On February 1, 2013, the Centers for Medicare and Medicaid Services (“CMS”) issued the much anticipated final rule (“Final Rule”) implementing the Physician Payment Sunshine Act (“Sunshine Act”). Enacted as part of the Affordable Care Act in 2009, the Sunshine Act requires two different types of reporting to CMS.
First, certain manufacturers1, of drugs, devices, biologicals, or medical supplies covered by Medicare, Medicaid, or CHIP must submit annual reports of certain payments or transfers of value provided to physicians and teaching hospitals.

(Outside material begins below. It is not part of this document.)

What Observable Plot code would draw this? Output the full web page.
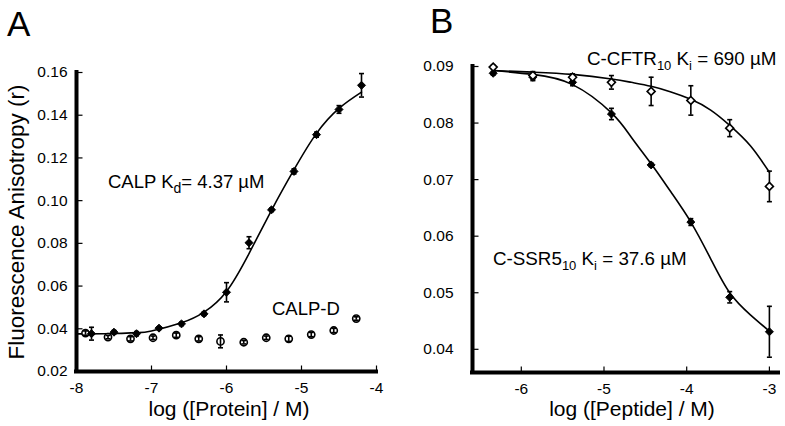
<!DOCTYPE html>
<html><head><meta charset="utf-8">
<script src="https://cdn.jsdelivr.net/npm/d3@7"></script>
<script src="https://cdn.jsdelivr.net/npm/@observablehq/plot@0.6"></script>
<style>
body{margin:0;background:#fff}
#wrap{position:relative;width:785px;height:426px;overflow:hidden;background:#fff;font-family:"Liberation Sans",Arial,sans-serif}
#wrap > svg{position:absolute;top:0}
</style>
</head><body><div id="wrap"></div>
<script>
// ---- Panel A data ----
const xDomainA = [-8, -4];
const yDomainA = [0.02, 0.16];
const xTicksA = [-8, -7, -6, -5, -4];
const yTicksA = [0.02, 0.04, 0.06, 0.08, 0.10, 0.12, 0.14, 0.16];
const xCalp = [-7.8, -7.5, -7.2, -6.9, -6.6, -6.3, -6.0, -5.7, -5.4, -5.1, -4.8, -4.5, -4.2];
const yCalp = [0.0377, 0.0384, 0.0377, 0.0403, 0.0423, 0.0470, 0.0571, 0.0803, 0.0957, 0.1137, 0.1309, 0.1427, 0.1540];
const eCalp = [0.0030, 0.0008, 0.0010, 0.0006, 0.0008, 0.0008, 0.0045, 0.0028, 0.0008, 0.0012, 0.0012, 0.0018, 0.0055];
const xCalpD = [-7.88, -7.58, -7.28, -6.98, -6.67, -6.37, -6.08, -5.77, -5.47, -5.17, -4.87, -4.57, -4.27];
const yCalpD = [0.0380, 0.0361, 0.0353, 0.0358, 0.0370, 0.0353, 0.0341, 0.0337, 0.0358, 0.0353, 0.0373, 0.0392, 0.0448];
const eCalpD = [0.0010, 0.0008, 0.0010, 0.0008, 0.0010, 0.0010, 0.0030, 0.0008, 0.0008, 0.0012, 0.0010, 0.0010, 0.0008];
const xCurveA = [-8, -7.5, -7.2, -7, -6.6, -6.3, -6, -5.7, -5.4, -5.1, -4.8, -4.5, -4.2];
const yCurveA = [0.0376, 0.0378, 0.0382, 0.0390, 0.0428, 0.0478, 0.0575, 0.0752, 0.0955, 0.1145, 0.1315, 0.1432, 0.1508];

// ---- Panel B data ----
const xDomainB = [-6.59, -2.89];
const yDomainB = [0.0359, 0.09];
const xTicksB = [-6, -5, -4, -3];
const yTicksB = [0.04, 0.05, 0.06, 0.07, 0.08, 0.09];
const xB = [-6.34, -5.86, -5.38, -4.91, -4.43, -3.95, -3.48, -3.0];
const ySSR = [0.0888, 0.0881, 0.0872, 0.0816, 0.0726, 0.0625, 0.0492, 0.0431];
const eSSR = [0.0003, 0.0006, 0.0006, 0.0010, 0.0003, 0.0006, 0.0010, 0.0045];
const yCFTR = [0.0899, 0.0884, 0.0881, 0.0872, 0.0856, 0.0840, 0.0791, 0.0688];
const eCFTR = [0.0003, 0.0007, 0.0006, 0.0012, 0.0025, 0.0026, 0.0015, 0.0027];
const xCurveB = [-6.34, -5.86, -5.38, -4.91, -4.67, -4.43, -4.19, -3.95, -3.71, -3.48, -3.23, -3.0];
const yCurveSSR = [0.0893, 0.0886, 0.0868, 0.0818, 0.0775, 0.0728, 0.0678, 0.0625, 0.0560, 0.0500, 0.0461, 0.0432];
const yCurveCFTR = [0.0893, 0.0890, 0.0886, 0.0878, 0.0872, 0.0865, 0.0855, 0.0842, 0.0823, 0.0796, 0.0760, 0.0713];

const FONT = '"Liberation Sans", Arial, sans-serif';
const zip = (xs, ys, es) => xs.map((x, i) => ({x, y: ys[i], e: es ? es[i] : 0}));

const tickUp = {draw(c) { c.moveTo(0, 0); c.lineTo(0, -6); }};
const tickRight = {draw(c) { c.moveTo(0, 0); c.lineTo(6, 0); }};
const cap = {draw(c) { c.moveTo(-2.5, 0); c.lineTo(2.5, 0); }};

function errMarks(data) {
  return [
    Plot.ruleX(data, {x: "x", y1: d => d.y - d.e, y2: d => d.y + d.e, stroke: "black", strokeWidth: 1.6}),
    Plot.dot(data, {x: "x", y: d => d.y - d.e, symbol: cap, stroke: "black", fill: "none", strokeWidth: 1.6}),
    Plot.dot(data, {x: "x", y: d => d.y + d.e, symbol: cap, stroke: "black", fill: "none", strokeWidth: 1.6})
  ];
}

function axisMarks(xTicks, yTicks, xDom, yDom) {
  return [
    Plot.dot(xTicks, {x: d => d, y: () => yDom[0], symbol: tickUp, stroke: "black", fill: "none", strokeWidth: 1.2}),
    Plot.dot(yTicks, {x: () => xDom[0], y: d => d, symbol: tickRight, stroke: "black", fill: "none", strokeWidth: 1.2}),
    Plot.ruleY([yDom[0]], {stroke: "black", strokeWidth: 4, strokeLinecap: "square"}),
    Plot.ruleX([xDom[0]], {stroke: "black", strokeWidth: 4, strokeLinecap: "square"})
  ];
}

const wrap = document.getElementById("wrap");

// Panel A
const calp = zip(xCalp, yCalp, eCalp);
const calpD = zip(xCalpD, yCalpD, eCalpD);
const curveA = zip(xCurveA, yCurveA);
const plotA = Plot.plot({
  width: 392, height: 426,
  marginLeft: 76, marginRight: 16, marginTop: 72, marginBottom: 55,
  style: {fontSize: "15.5px", fontFamily: FONT, color: "black", background: "transparent", overflow: "visible"},
  x: {domain: xDomainA, ticks: xTicksA, tickFormat: d => String(d), tickSize: 0, tickPadding: 10.5, label: null},
  y: {domain: yDomainA, ticks: yTicksA, tickFormat: d3.format(".2f"), tickSize: 0, tickPadding: 9, label: null},
  marks: [
    ...axisMarks(xTicksA, yTicksA, xDomainA, yDomainA),
    Plot.line(curveA, {x: "x", y: "y", curve: "natural", stroke: "black", strokeWidth: 1.6}),
    Plot.dot(calpD, {x: "x", y: "y", r: 3.6, fill: "white", stroke: "black", strokeWidth: 1.6}),
    ...errMarks(calpD),
    ...errMarks(calp),
    Plot.dot(calp, {x: "x", y: "y", symbol: "diamond2", r: 3.6, fill: "black", stroke: "black", strokeWidth: 1})
  ]
});
plotA.style.left = "0px";
wrap.appendChild(plotA);

// Panel B
const ssr = zip(xB, ySSR, eSSR);
const cftr = zip(xB, yCFTR, eCFTR);
const curveSSR = zip(xCurveB, yCurveSSR);
const curveCFTR = zip(xCurveB, yCurveCFTR);
const plotB = Plot.plot({
  width: 393, height: 426,
  marginLeft: 80, marginRight: 7, marginTop: 66, marginBottom: 54,
  style: {fontSize: "15.5px", fontFamily: FONT, color: "black", background: "transparent", overflow: "visible"},
  x: {domain: xDomainB, ticks: xTicksB, tickFormat: d => String(d), tickSize: 0, tickPadding: 10.5, label: null},
  y: {domain: yDomainB, ticks: yTicksB, tickFormat: d3.format(".2f"), tickSize: 0, tickPadding: 19, label: null},
  marks: [
    ...axisMarks(xTicksB, yTicksB, xDomainB, yDomainB),
    Plot.line(curveSSR, {x: "x", y: "y", curve: "natural", stroke: "black", strokeWidth: 1.6}),
    Plot.line(curveCFTR, {x: "x", y: "y", curve: "natural", stroke: "black", strokeWidth: 1.6}),
    ...errMarks(ssr),
    Plot.dot(ssr, {x: "x", y: "y", symbol: "diamond2", r: 3.6, fill: "black", stroke: "black", strokeWidth: 1}),
    ...errMarks(cftr),
    Plot.dot(cftr, {x: "x", y: "y", symbol: "diamond2", r: 3.6, fill: "white", stroke: "black", strokeWidth: 1.6})
  ]
});
plotB.style.left = "392px";
wrap.appendChild(plotB);

// Text overlay
const NS = "http://www.w3.org/2000/svg";
const ov = document.createElementNS(NS, "svg");
ov.setAttribute("width", 785); ov.setAttribute("height", 426);
ov.style.left = "0px";
ov.style.pointerEvents = "none";
ov.setAttribute("font-family", FONT);
ov.innerHTML = `
  <text x="7" y="36" font-size="35">A</text>
  <text x="430" y="33" font-size="35">B</text>
  <text transform="translate(23.5,222) rotate(-90)" text-anchor="middle" font-size="22.5">Fluorescence Anisotropy (r)</text>
  <text x="229" y="416" text-anchor="middle" font-size="21">log ([Protein] / M)</text>
  <text x="632" y="416" text-anchor="middle" font-size="21">log ([Peptide] / M)</text>
  <text x="108" y="188" font-size="18.5">CALP K<tspan dy="5" font-size="14">d</tspan><tspan dy="-5">= 4.37 µM</tspan></text>
  <text x="272" y="315" font-size="18.5">CALP-D</text>
  <text x="587" y="65" font-size="18.8">C-CFTR<tspan dy="5" font-size="13">10</tspan><tspan dy="-5"> K</tspan><tspan dy="5" font-size="13">i</tspan><tspan dy="-5"> = 690 µM</tspan></text>
  <text x="493" y="265" font-size="18.8">C-SSR5<tspan dy="5" font-size="13">10</tspan><tspan dy="-5"> K</tspan><tspan dy="5" font-size="13">i</tspan><tspan dy="-5"> = 37.6 µM</tspan></text>
`;
wrap.appendChild(ov);
</script>
</body></html>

Second, manufacturers and group purchasing organizations (including physician-owned distributorships) (together “GPOs/PODs”) must submit annual reports of physician ownership or investment interests held by manufacturers and GPOs/PODs.
When reporting physician payments, manufacturers must provide several items of information including:
- physician name, address, state license number(s), and NPI;
- date and amount of payment;
- form of payment;
- nature of payment (e.g., consulting/speaking fee, honoraria, gift, etc.); and
- names of related covered drugs, devices, biologicals, or medical supplies.

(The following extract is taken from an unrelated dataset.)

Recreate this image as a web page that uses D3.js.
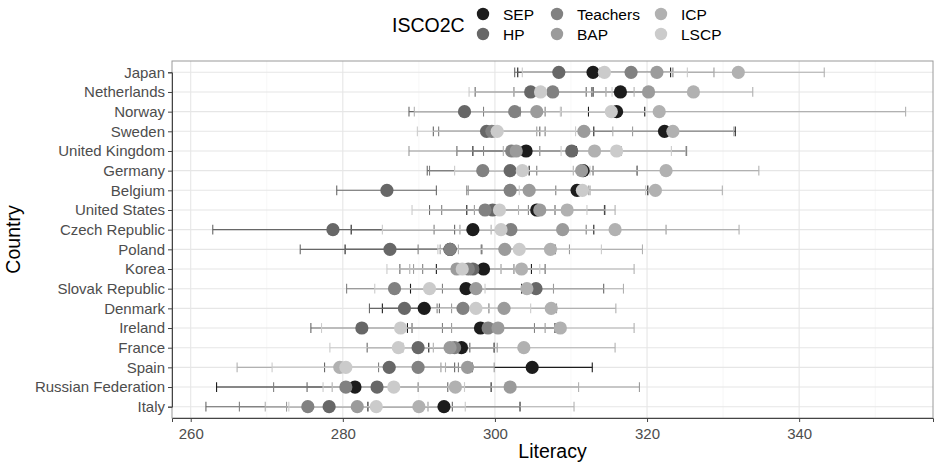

When reporting physician ownership interests, manufacturers and GPOs/PODs must provide some of the same information as well as:
- the dollar amount invested in the entity by each physician or immediate family member; and
- the value and terms of each ownership or investment interest.
These are not exhaustive lists, but demonstrate the types of information that CMS and the public will now be able to track.
Under the Final Rule, manufacturers must start collecting data on August 1, 2013, and submit their first annual reports to CMS by March 31, 2014. CMS has the authority to impose penalties of up to $10,000 for each item not reported timely, accurately, or completely, up to a per annual report cap of $150,000. Financial penalties are not the only risks faced by manufacturers, physicians, and teaching hospitals under the Sunshine Act.
CMS will publish most of the reported information on a searchable public website by September 30, 2014. As a result, manufacturers, physicians, and teaching hospitals will be subject to increased scrutiny not only from patients, but also from enforcement authorities who will be able to mine the reported data for compliance purposes. Furthermore, CMS has made clear that complying with the Sunshine Act does not exempt reporting entities from other potential liability associated with payments or other transfers of value or with physician ownership or investment interest, including potential liability under the federal Anti-Kickback Statute or False Claims Act. Manufacturers, physicians, and teaching hospitals must ensure that they make all payments or transfers of value in full compliance with the Sunshine Act, Anti-Kickback Statute, False Claims Act, and other applicable federal and state healthcare laws. Physicians would also be wise to register through the CMS website so they can review the reported data prior to its publication and dispute any payments or items of value incorrectly attributed to them.